There’s also the fact that NASA’s archive data is currently at 70 petabytes and is projected to grow to 250 petabytes within a few years with the launch of high data rate missions, such as SWOT, launched in December, and NISAR, planned for 2024.
“All our data is openly available, we support 7 billion users worldwide who access our data for research and applications,” Ramachandran said. “Our goal is to make our data, the NASA data — which is really valuable to the scientific community — discoverable, accessible and usable for broad scientific use and applications worldwide.”
One goal of the projects will be to lower the barriers of entry for end users to put that data to work, he said.
The models will be open and available to the public, and will leverage PyTorch, Ganti said.
“Our training platform leverages PyTorch, we solely rely upon PyTorch for training all our foundation models, and we have partnered with PyTorch as well, to drive the training of all these models,” Ganti said. “PyTorch is the go-to deep learning framework for all the developers in open source and we just want to make sure all our foundation models, the technology for training, the models that we train on are all in PyTorch and contributed back to the community.”
The foundation model platform is built on Red Hat OpenShift, which supports running on any hyper scaler in a public or private cloud. Red Hat OpenShift will “let you train these models with recipes out of the box much faster,” Ganti said.

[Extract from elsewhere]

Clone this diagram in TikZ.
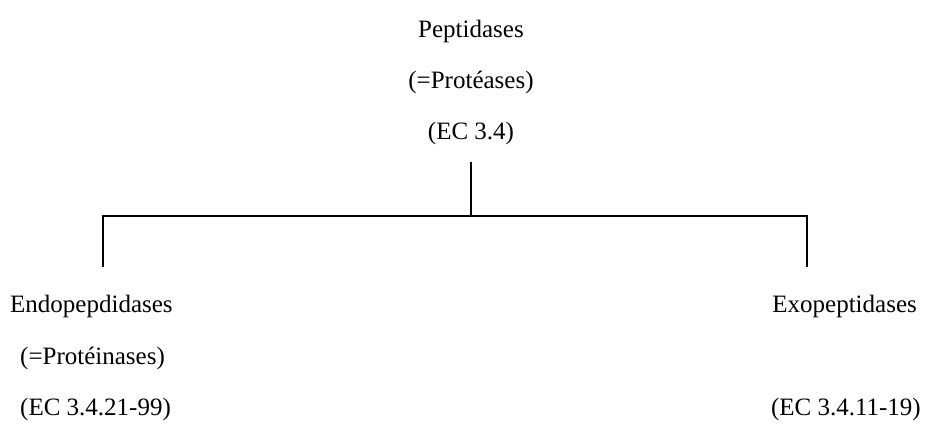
\documentclass[tikz,border=0pt]{standalone}
\usepackage{fontspec}
\setmainfont{Liberation Serif}
\usepackage{tikz}

\begin{document}
\begin{tikzpicture}[x=1pt,y=1pt,
term/.style={inner sep=0pt,anchor=base,font=\fontsize{25}{29}\selectfont},
branch/.style={line width=1.5pt}]
\useasboundingbox (0,0) rectangle (926,-427);
\node[term] (pep) at (471,-38) {Peptidases};
\node[term] (pepalt) at (471,-89) {(=Protéases)};
\node[term] (pepec) at (471,-140) {(EC 3.4)};
\node[term,anchor=base west] (endo) at (10,-313) {Endopepdidases};
\node[term,anchor=base west] (endoalt) at (20,-364) {(=Protéinases)};
\node[term,anchor=base west] (endoec) at (20,-415) {(EC 3.4.21-99)};
\node[term,anchor=base east] (exo) at (917,-313) {Exopeptidases};
\node[term,anchor=base east] (exoec) at (921,-415) {(EC 3.4.11-19)};
\coordinate (stem) at (471,-162);
\coordinate (fork) at (471,-216);
\coordinate (leftend) at (103,-267);
\coordinate (rightend) at (807,-267);
\draw[branch] (stem) -- (fork);
\draw[branch] (leftend) |- (fork) -| (rightend);
\end{tikzpicture}
\end{document}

For example, with a model already built with NASA data, they leveraged roughly a billion tokens. Tokenization is splitting the input data into a sequence of meaningful parts, according to ML engineer and AI blogger Vaclav Kosar.
“To give you a comparison, an open source model, which is a very high-quality model, has 50 billion tokens,” Ganti said. “This particular one takes…maybe it’s around six hours on 32 GPUs — that’s pretty much what it is doing right now. So you see significant speed improvement because of all the streamlining of the training approach that we are taking.”
That’s a big improvement to developer productivity, he noted, adding that putting that into the hands of developers is something “we are strategically interested in.”